P5: The work ethic has to do with money, if it is unpaid, it is not counted as work.

P6: My first reaction to hearing the anti-work ethic was viscerally against it because I've been taking care of men for much of my life, I was pissed off that it seemed I was expected to look after them even more. Then I realized that a lot of work was artificial, and that we should be doing a lot less work. There's things that are essential but don't necessarily have to go off to work. Now it's okay for someone to sit on a beach.

P3: Work was introduced as a curse for a long time, if people didn't work they couldn't feed their family. In the past, tribal people used to work only 4 hours a day. I feel more productive when not employed for paid work. People end up having no time left for their families when they have to do so much paid work. (story in the continuum concept of the man who didn't want to do his garden for 2 years).

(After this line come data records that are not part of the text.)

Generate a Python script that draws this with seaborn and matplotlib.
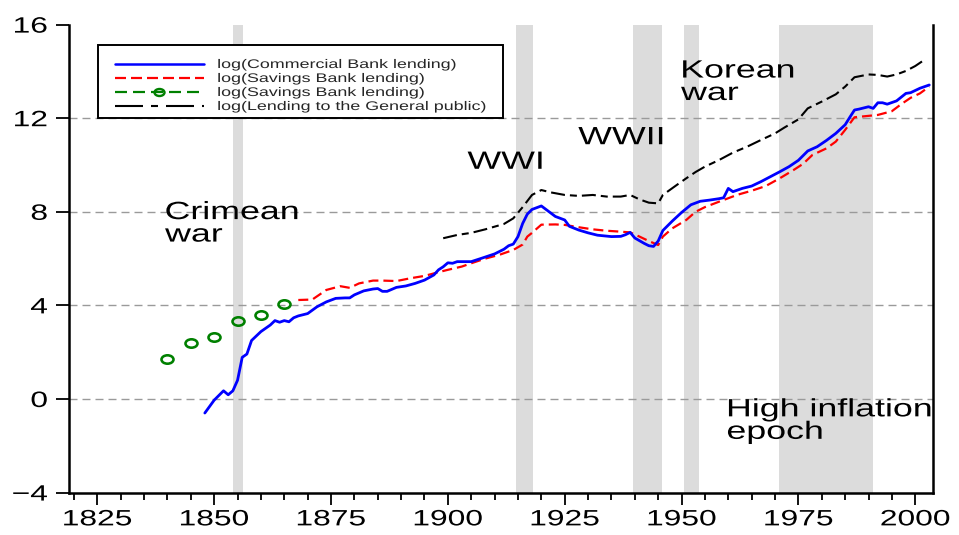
import numpy as np
import pandas as pd
import matplotlib
matplotlib.use("Agg")
import matplotlib.pyplot as plt
import seaborn as sns
from matplotlib.patheffects import AbstractPathEffect
from matplotlib.transforms import Affine2D
from matplotlib.path import Path
from matplotlib.lines import Line2D
from matplotlib.patches import Rectangle
from matplotlib.ticker import MultipleLocator, FixedLocator

# ---------------- data ----------------
commercial_years = [1848, 1850, 1852, 1853, 1854, 1855, 1856, 1857, 1858, 1860, 1862, 1863,
                    1864, 1865, 1866, 1867, 1868, 1870, 1872, 1874, 1876, 1878, 1879, 1880,
                    1882, 1884, 1885, 1886, 1887, 1889, 1891, 1893, 1895, 1897, 1898, 1899,
                    1900, 1901, 1902, 1905, 1907, 1910, 1912, 1913, 1914, 1915, 1916, 1917,
                    1918, 1920, 1921, 1923, 1925, 1926, 1928, 1930, 1932, 1935, 1937, 1938,
                    1939, 1940, 1942, 1943, 1944, 1945, 1946, 1948, 1950, 1952, 1954, 1956,
                    1958, 1959, 1960, 1961, 1963, 1965, 1967, 1969, 1971, 1973, 1975, 1977,
                    1979, 1981, 1983, 1985, 1986, 1987, 1988, 1990, 1991, 1992, 1993, 1994,
                    1996, 1998, 1999, 2001, 2003]
commercial_values = [-0.60, -0.05, 0.35, 0.18, 0.35, 0.80, 1.78, 1.92, 2.50, 2.88, 3.16, 3.35,
                     3.28, 3.35, 3.30, 3.47, 3.55, 3.65, 3.94, 4.15, 4.30, 4.32, 4.32, 4.45,
                     4.62, 4.70, 4.72, 4.60, 4.60, 4.77, 4.83, 4.94, 5.08, 5.30, 5.52, 5.65,
                     5.82, 5.80, 5.87, 5.87, 6.00, 6.20, 6.40, 6.55, 6.62, 6.94, 7.50, 7.90,
                     8.10, 8.25, 8.10, 7.80, 7.65, 7.38, 7.22, 7.10, 7.00, 6.94, 6.95, 7.02,
                     7.12, 6.88, 6.65, 6.55, 6.52, 6.75, 7.20, 7.60, 7.97, 8.30, 8.45, 8.50,
                     8.56, 8.60, 9.00, 8.86, 9.00, 9.10, 9.29, 9.50, 9.71, 9.93, 10.20, 10.60,
                     10.78, 11.05, 11.35, 11.72, 12.04, 12.35, 12.39, 12.49, 12.42, 12.66, 12.66, 12.60,
                     12.74, 13.06, 13.09, 13.28, 13.42]

savings_years = [1868, 1871, 1874, 1877, 1879, 1881, 1884, 1886, 1889, 1892, 1895, 1898,
                 1900, 1903, 1905, 1908, 1911, 1913, 1914, 1916, 1917, 1918, 1920, 1923,
                 1925, 1928, 1931, 1934, 1937, 1939, 1941, 1943, 1945, 1946, 1948, 1951,
                 1953, 1955, 1958, 1962, 1965, 1968, 1971, 1974, 1976, 1978, 1981, 1983,
                 1985, 1987, 1990, 1992, 1995, 1997, 1999, 2001, 2003]
savings_values = [4.23, 4.25, 4.66, 4.82, 4.75, 4.94, 5.06, 5.06, 5.04, 5.16, 5.26, 5.42,
                  5.52, 5.66, 5.80, 6.00, 6.16, 6.30, 6.37, 6.60, 6.94, 7.10, 7.45, 7.46,
                  7.44, 7.34, 7.25, 7.19, 7.15, 7.12, 6.94, 6.75, 6.58, 6.94, 7.29, 7.65,
                  8.00, 8.20, 8.43, 8.73, 8.90, 9.10, 9.43, 9.79, 10.05, 10.43, 10.71, 11.00,
                  11.50, 12.04, 12.10, 12.14, 12.30, 12.60, 12.87, 13.06, 13.35]

early_savings_years = [1840, 1845, 1850, 1855, 1860, 1865]
early_savings_values = [1.71, 2.39, 2.65, 3.33, 3.59, 4.06]

public_years = [1899, 1902, 1905, 1908, 1912, 1914, 1916, 1918, 1920, 1922, 1925, 1928,
                1931, 1934, 1937, 1939, 1941, 1943, 1945, 1946, 1949, 1951, 1953, 1955,
                1958, 1961, 1964, 1967, 1970, 1972, 1975, 1977, 1980, 1983, 1985, 1987,
                1990, 1992, 1994, 1996, 1998, 2000, 2002]
public_values = [6.87, 7.01, 7.10, 7.25, 7.48, 7.72, 8.20, 8.72, 8.93, 8.83, 8.72, 8.68,
                 8.72, 8.65, 8.65, 8.72, 8.53, 8.39, 8.36, 8.72, 9.15, 9.43, 9.70, 9.93,
                 10.21, 10.53, 10.78, 11.07, 11.35, 11.60, 11.95, 12.42, 12.71, 13.02, 13.35, 13.75,
                 13.87, 13.85, 13.78, 13.87, 14.02, 14.23, 14.50]

legend_labels = ["log(Commercial Bank lending)",
                 "log(Savings Bank lending)",
                 "log(Savings Bank lending)",
                 "log(Lending to the General public)"]

shade_starts = [1854.0, 1914.5, 1939.6, 1950.5, 1970.8]
shade_ends = [1856.2, 1918.3, 1945.8, 1953.7, 1991.0]

event_labels = ["Crimean\nwar", "WWI", "WWII", "Korean\nwar", "High inflation\nepoch"]
event_x = [1839.5, 1904.2, 1927.9, 1949.9, 1959.7]
event_y = [8.5, 10.65, 11.7, 14.55, 0.07]

x_major_ticks = [1825, 1850, 1875, 1900, 1925, 1950, 1975, 2000]
y_ticks = [-4, 0, 4, 8, 12, 16]


# ---------------- helpers ----------------
class HStretch(AbstractPathEffect):
    """Widen text glyphs horizontally (the reference is horizontally stretched)."""
    def __init__(self, sx=1.43, pivot="left"):
        super().__init__()
        self.sx = sx
        self.pivot = pivot

    def draw_path(self, renderer, gc, tpath, affine, rgbFace=None):
        ext = tpath.get_extents(affine)
        if self.pivot == "left":
            px = ext.x0
        elif self.pivot == "right":
            px = ext.x1
        else:
            px = 0.5 * (ext.x0 + ext.x1)
        t = affine + Affine2D().translate(-px, 0).scale(self.sx, 1.0).translate(px, 0)
        renderer.draw_path(gc, tpath, t, rgbFace)


SX = 1.43
PT = 0.72  # points per pixel at dpi 100

sns.set_theme(style="white")
plt.rcParams["font.family"] = ["Liberation Sans", "DejaVu Sans"]
plt.rcParams["lines.scale_dashes"] = False

fig = plt.figure(figsize=(9.59, 5.35), dpi=100)
ax = fig.add_axes([0.0720, 0.0793, 0.9009, 0.8747])

# shaded periods
for a, b in zip(shade_starts, shade_ends):
    ax.axvspan(a, b, color="#dcdcdc", lw=0, zorder=0)

# series
blue, red, green, black = "#0000ff", "#ff0000", "#008000", "#000000"
red_dash = (0, (10 * PT, 5 * PT))
black_dash = (0, (14 * PT, 5 * PT, 7 * PT, 5 * PT))
ellipse = Path.unit_circle().transformed(Affine2D().scale(SX, 1.0))

df_c = pd.DataFrame({"year": commercial_years, "value": commercial_values})
df_s = pd.DataFrame({"year": savings_years, "value": savings_values})
df_e = pd.DataFrame({"year": early_savings_years, "value": early_savings_values})
df_p = pd.DataFrame({"year": public_years, "value": public_values})

sns.lineplot(data=df_p, x="year", y="value", ax=ax, color=black, linewidth=1.5,
             errorbar=None, estimator=None, zorder=3)
ax.lines[-1].set_linestyle(black_dash)
sns.lineplot(data=df_s, x="year", y="value", ax=ax, color=red, linewidth=1.6,
             errorbar=None, estimator=None, zorder=4)
ax.lines[-1].set_linestyle(red_dash)
sns.lineplot(data=df_c, x="year", y="value", ax=ax, color=blue, linewidth=2.0,
             errorbar=None, estimator=None, zorder=5)
sns.lineplot(data=df_e, x="year", y="value", ax=ax, color=green, linewidth=0,
             errorbar=None, estimator=None, zorder=5)
gl = ax.lines[-1]
gl.set_linestyle("none")
gl.set_marker(ellipse)
gl.set_markersize(12 * PT)
gl.set_markerfacecolor("none")
gl.set_markeredgecolor(green)
gl.set_markeredgewidth(2.6 * PT)

# axes limits, ticks, grid
ax.set_xlim(1818.95, 2003.8)
ax.set_ylim(-4, 16)
ax.xaxis.set_major_locator(FixedLocator(x_major_ticks))
ax.xaxis.set_minor_locator(MultipleLocator(5))
ax.yaxis.set_major_locator(FixedLocator(y_ticks))
ax.set_xlabel("")
ax.set_ylabel("")

ax.set_axisbelow(True)
ax.yaxis.grid(True, color="#9a9a9a", linestyle=(0, (8 * PT, 5 * PT)), linewidth=1.0)
ax.xaxis.grid(False)

for side in ["left", "bottom", "right"]:
    ax.spines[side].set_visible(True)
    ax.spines[side].set_color("black")
    ax.spines[side].set_linewidth(1.8)
ax.spines["top"].set_visible(False)

ax.tick_params(axis="y", which="major", direction="out", length=9.4, width=1.3,
               labelsize=16, pad=6, colors="black", left=True, right=False)
ax.tick_params(axis="x", which="major", direction="out", length=8.6, width=1.3,
               labelsize=16, pad=3.5, colors="black", bottom=True, top=False)
ax.tick_params(axis="x", which="minor", direction="out", length=5, width=1.3,
               colors="black", bottom=True, top=False)

# annotations
for s, x, y in zip(event_labels, event_x, event_y):
    ax.text(x, y, s, fontsize=18, ha="left", va="top", linespacing=0.92, color="black",
            path_effects=[HStretch(SX, "left")], zorder=6)

# legend box and legend
ax.add_patch(Rectangle((0.0336, 0.800), 0.469, 0.1564, transform=ax.transAxes,
                       facecolor="white", edgecolor="black", linewidth=1.4, zorder=6))
handles = [
    Line2D([], [], color=blue, lw=1.8),
    Line2D([], [], color=red, lw=1.6, linestyle=(0, (11 * PT, 5 * PT))),
    Line2D([], [], color=green, lw=1.6, linestyle=(0, (12 * PT, 6 * PT)), marker=ellipse,
           markersize=10 * PT, markerfacecolor="none", markeredgecolor=green,
           markeredgewidth=2.4 * PT),
    Line2D([], [], color=black, lw=1.5, linestyle=(0, (28 * PT, 8 * PT, 7 * PT, 8 * PT))),
]
leg = ax.legend(handles, legend_labels, loc="upper left", bbox_to_anchor=(0.0532, 0.9265),
                borderaxespad=0, borderpad=0, frameon=False, fontsize=9,
                labelspacing=0.16, handlelength=7.1, handletextpad=1.1, numpoints=1)
leg.set_zorder(7)
for t in leg.get_texts():
    t.set_path_effects([HStretch(SX, "left")])

fig.canvas.draw()
for lab in ax.get_xticklabels():
    lab.set_path_effects([HStretch(SX, "center")])
for lab in ax.get_yticklabels():
    lab.set_path_effects([HStretch(SX, "right")])
# hide grid lines at the axis limits
ygl = ax.yaxis.get_gridlines()
ygl[0].set_visible(False)
ygl[-1].set_visible(False)

fig.savefig("out.png", dpi=100)
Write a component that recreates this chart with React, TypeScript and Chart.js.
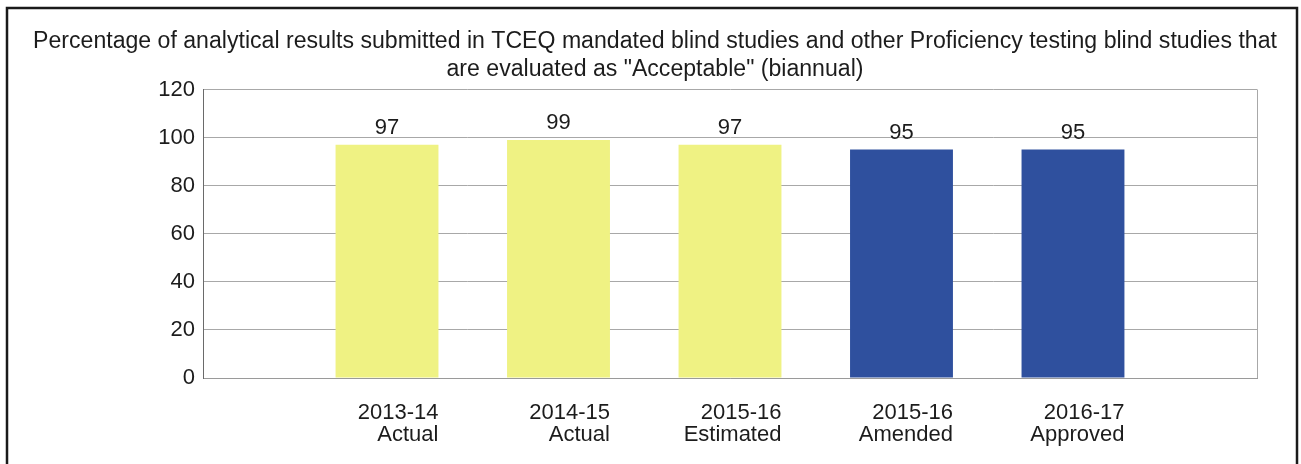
import { useEffect, useRef } from "react";
import { Chart, registerables } from "chart.js";

Chart.register(...registerables);

const titleLines = [
  "Percentage of analytical results submitted in TCEQ mandated blind studies and other Proficiency testing blind studies that",
  'are evaluated as "Acceptable" (biannual)',
];
const categories: string[][] = [
  ["2013-14", "Actual"],
  ["2014-15", "Actual"],
  ["2015-16", "Estimated"],
  ["2015-16", "Amended"],
  ["2016-17", "Approved"],
];
const values = [97, 99, 97, 95, 95];
const barColors = ["#eff283", "#eff283", "#eff283", "#2f509e", "#2f509e"];
const yMin = 0;
const yMax = 120;
const yStep = 20;

const FONT = "'Liberation Sans', Arial, sans-serif";
const TEXT = "#1c1c1c";

export default function App() {
  const ref = useRef<HTMLCanvasElement | null>(null);

  useEffect(() => {
    const canvas = ref.current;
    if (!canvas) return;

    const decor = {
      id: "decor",
      afterDraw(chart: any) {
        const { ctx, chartArea } = chart;
        ctx.save();
        // right border of plot area
        ctx.strokeStyle = "#a8a8a8";
        ctx.lineWidth = 1;
        ctx.beginPath();
        ctx.moveTo(Math.round(chartArea.right) + 0.5, chartArea.top);
        ctx.lineTo(Math.round(chartArea.right) + 0.5, chartArea.bottom);
        ctx.stroke();
        // outer frame
        ctx.strokeStyle = "#1a1a1a";
        ctx.lineWidth = 2.5;
        ctx.strokeRect(7, 8, 1290, 520);
        ctx.restore();
      },
      afterDatasetsDraw(chart: any) {
        const { ctx } = chart;
        const meta = chart.getDatasetMeta(0);
        ctx.save();
        ctx.font = `22px ${FONT}`;
        ctx.fillStyle = TEXT;
        ctx.textAlign = "center";
        ctx.textBaseline = "alphabetic";
        meta.data.forEach((el: any, i: number) => {
          ctx.fillText(String(values[i]), el.x, el.y - 11);
        });
        ctx.restore();
      },
    };

    const chart = new Chart(canvas, {
      type: "bar",
      data: {
        datasets: [
          {
            data: values.map((v, i) => ({ x: i, y: v })),
            backgroundColor: barColors,
            borderWidth: 0,
            categoryPercentage: 1,
            barPercentage: 0.6,
          },
        ],
      },
      options: {
        responsive: false,
        animation: false,
        devicePixelRatio: 1,
        layout: { padding: { left: 9, right: 0, top: 0, bottom: 0 } },
        plugins: {
          legend: { display: false },
          tooltip: { enabled: false },
          title: {
            display: true,
            text: titleLines,
            color: TEXT,
            font: { family: FONT, size: 23.1, weight: "normal", lineHeight: 1.2 },
            padding: { top: 28, bottom: 6 },
          },
        },
        scales: {
          x: {
            type: "linear",
            offset: false,
            min: -1.073,
            max: categories.length - 1 + 1.073,
            afterBuildTicks: (scale: any) => {
              scale.ticks = categories.map((_, i) => ({ value: i + 0.3 }));
            },
            afterFit: (scale: any) => {
              scale.height = 86;
            },
            grid: { display: false, drawTicks: false, offset: false },
            border: { display: true, color: "#9a9a9a", width: 1 },
            ticks: {
              autoSkip: false,
              maxRotation: 0,
              minRotation: 0,
              align: "end",
              padding: 24,
              color: TEXT,
              font: { family: FONT, size: 22, lineHeight: 1.0 },
              callback: (_v: any, i: number) => categories[i],
            },
          },
          y: {
            min: yMin,
            max: yMax,
            afterFit: (scale: any) => {
              scale.width = 194;
            },
            grid: { color: "#a8a8a8", lineWidth: 1, drawTicks: false },
            border: { display: true, color: "#6a6a6a", width: 1 },
            ticks: {
              stepSize: yStep,
              padding: 8,
              color: TEXT,
              font: { family: FONT, size: 22 },
            },
          },
          yRight: {
            position: "right",
            display: true,
            min: yMin,
            max: yMax,
            afterFit: (scale: any) => {
              scale.width = 44;
            },
            grid: { display: false, drawTicks: false },
            border: { display: false },
            ticks: { display: false },
          },
        },
      },
      plugins: [decor],
    } as any);

    return () => chart.destroy();
  }, []);

  return (
    <canvas
      ref={ref}
      width={1301}
      height={464}
      style={{ position: "absolute", left: 0, top: 0, width: 1301, height: 464, display: "block" }}
    />
  );
}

P6: It is important to hear the history of the work ethic. I started to have warm associations with the idea of the work ethic. My mother worked way too much but was not paid, to her detriment and relationships. I've known lots of people for health reasons couldn't produce, there's lots of work that doesn't need to get done-its all arbitrary and takes away from your time. I wanted to take back the phrase productivity and make it mine to recognize all kinds of work.

P5: Just the word work, people pretend to understand what it means, we need to unmask the word, we use it all the time without knowing what it means. A lot of internalized oppression in how we use it.

P2: Work is equated with being paid. I am no longer going to say I work when people ask what work are you doing. I'll say I'm following my outrage, its caused by the work other people are doing. Everything I'm outraged about is work other people are doing and the way work is defined by conventional society.

P7: In the back of people's minds is this idea of working on the farm, or helping with chores when the topic of hard work or the work ethic is brought up.

P1: On farms and homes, work has practical meaning. But the economic market system decided what work is. Most of us are urban now. Technology can save us from doing much labour. In the transition to market system-they decided what work was good for us. Think about our friends, its not how much they do but their personalities.

P8: Labour may think that a guaranteed income will undermine the desire of workers to be in unions. The private sector unions are not on board.

P1: Unions need to learn that they hate their jobs

P4: The Economic system defines culture. We need to take back what work means to us. Kids don't want to help with household chores because society says this is not valuable to do, economics has become the culture, that's why there is so much suffering and pain, we do't work for each other, we work against each other. This is what the whole economic culture is based on.